— BEGIN INFORMATION SHOWN —
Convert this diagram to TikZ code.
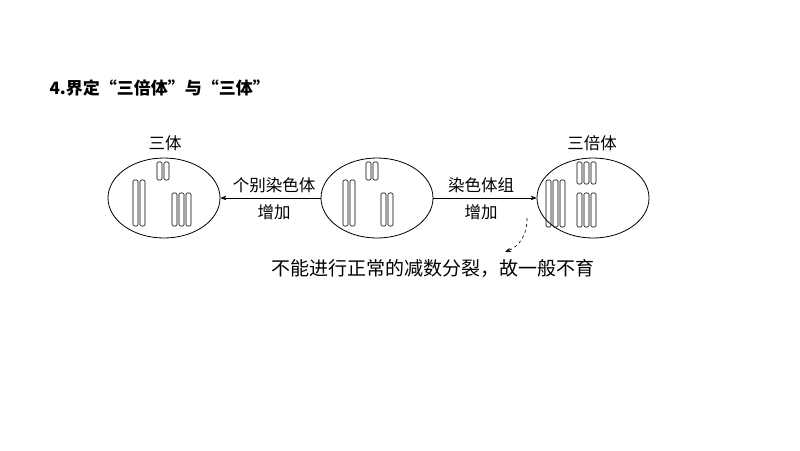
\documentclass[tikz,border=0pt]{standalone}
\usepackage{fontspec}
\newfontfamily\cjk{Noto Sans CJK SC}
\newfontfamily\cjks{Noto Serif CJK SC}
\usetikzlibrary{arrows.meta,shapes.geometric}
\begin{document}
\begin{tikzpicture}[x=1pt,y=-1pt,
  cell/.style={draw,ellipse,minimum width=112pt,minimum height=80pt,line width=0.8pt},
  chr/.style={draw,rounded corners=1.2pt,line width=0.6pt},
  lbl/.style={font=\cjk\fontsize{16.5}{18}\selectfont},
  arr/.style={-{Stealth[length=6pt]},line width=0.6pt}]
\useasboundingbox[fill=white] (0,0) rectangle (800,450);
\node[font=\cjk\bfseries\fontsize{17}{19}\selectfont,anchor=west] (title) at (46,88) {4.界定“三倍体”与“三体”};
\node[cell] (e1) at (164,198) {};
\node[cell] (e2) at (377,198) {};
\node[cell] (e3) at (593,198) {};
\node[lbl] (l1) at (165,143) {三体};
\node[lbl] (l3) at (592,143) {三倍体};
% chromosomes e1
\foreach \x in {133,140}{\draw[chr] (\x,180) rectangle ++(5,46);}
\foreach \x in {157,164}{\draw[chr] (\x,162) rectangle ++(5,18);}
\foreach \x in {172,179,186}{\draw[chr] (\x,193) rectangle ++(5,33);}
% e2
\foreach \x in {343,350}{\draw[chr] (\x,180) rectangle ++(5,46);}
\foreach \x in {366,373}{\draw[chr] (\x,162) rectangle ++(5,18);}
\foreach \x in {381,388}{\draw[chr] (\x,193) rectangle ++(5,33);}
% e3
\foreach \x in {546,553,560}{\draw[chr] (\x,180) rectangle ++(5,47);}
\foreach \x in {577,584,591}{\draw[chr] (\x,162) rectangle ++(5,22);}
\foreach \x in {577,584,591}{\draw[chr] (\x,193) rectangle ++(5,34);}
\draw[arr] (e2.west) -- (e1.east);
\draw[arr] (e2.east) -- (e3.west);
\node[lbl] (a1) at (274,185) {个别染色体};
\node[lbl] (a2) at (274,212) {增加};
\node[lbl] (b1) at (481,185) {染色体组};
\node[lbl] (b2) at (481,212) {增加};
\coordinate (ds) at (527,218);
\coordinate (de) at (505,252);
\node[font=\cjk\fontsize{19}{21}\selectfont,anchor=west] (note) at (268,268) {不能进行正常的减数分裂，故一般不育};
\draw[-{Stealth[length=6pt]},dashed,line width=0.6pt] (ds) to[bend left=35] (de);
\end{tikzpicture}
\end{document}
— END INFORMATION SHOWN —
TASK DETAILS – Reproduce the material in full, word for word, and omit the pictures.

EXPECTED ANSWER –
Convert this diagram to TikZ code.
\documentclass[tikz,border=0pt]{standalone}
\usepackage{fontspec}
\newfontfamily\cjk{Noto Sans CJK SC}
\newfontfamily\cjks{Noto Serif CJK SC}
\usetikzlibrary{arrows.meta,shapes.geometric}
\begin{document}
\begin{tikzpicture}[x=1pt,y=-1pt,
  cell/.style={draw,ellipse,minimum width=112pt,minimum height=80pt,line width=0.8pt},
  chr/.style={draw,rounded corners=1.2pt,line width=0.6pt},
  lbl/.style={font=\cjk\fontsize{16.5}{18}\selectfont},
  arr/.style={-{Stealth[length=6pt]},line width=0.6pt}]
\useasboundingbox[fill=white] (0,0) rectangle (800,450);
\node[font=\cjk\bfseries\fontsize{17}{19}\selectfont,anchor=west] (title) at (46,88) {4.界定“三倍体”与“三体”};
\node[cell] (e1) at (164,198) {};
\node[cell] (e2) at (377,198) {};
\node[cell] (e3) at (593,198) {};
\node[lbl] (l1) at (165,143) {三体};
\node[lbl] (l3) at (592,143) {三倍体};
% chromosomes e1
\foreach \x in {133,140}{\draw[chr] (\x,180) rectangle ++(5,46);}
\foreach \x in {157,164}{\draw[chr] (\x,162) rectangle ++(5,18);}
\foreach \x in {172,179,186}{\draw[chr] (\x,193) rectangle ++(5,33);}
% e2
\foreach \x in {343,350}{\draw[chr] (\x,180) rectangle ++(5,46);}
\foreach \x in {366,373}{\draw[chr] (\x,162) rectangle ++(5,18);}
\foreach \x in {381,388}{\draw[chr] (\x,193) rectangle ++(5,33);}
% e3
\foreach \x in {546,553,560}{\draw[chr] (\x,180) rectangle ++(5,47);}
\foreach \x in {577,584,591}{\draw[chr] (\x,162) rectangle ++(5,22);}
\foreach \x in {577,584,591}{\draw[chr] (\x,193) rectangle ++(5,34);}
\draw[arr] (e2.west) -- (e1.east);
\draw[arr] (e2.east) -- (e3.west);
\node[lbl] (a1) at (274,185) {个别染色体};
\node[lbl] (a2) at (274,212) {增加};
\node[lbl] (b1) at (481,185) {染色体组};
\node[lbl] (b2) at (481,212) {增加};
\coordinate (ds) at (527,218);
\coordinate (de) at (505,252);
\node[font=\cjk\fontsize{19}{21}\selectfont,anchor=west] (note) at (268,268) {不能进行正常的减数分裂，故一般不育};
\draw[-{Stealth[length=6pt]},dashed,line width=0.6pt] (ds) to[bend left=35] (de);
\end{tikzpicture}
\end{document}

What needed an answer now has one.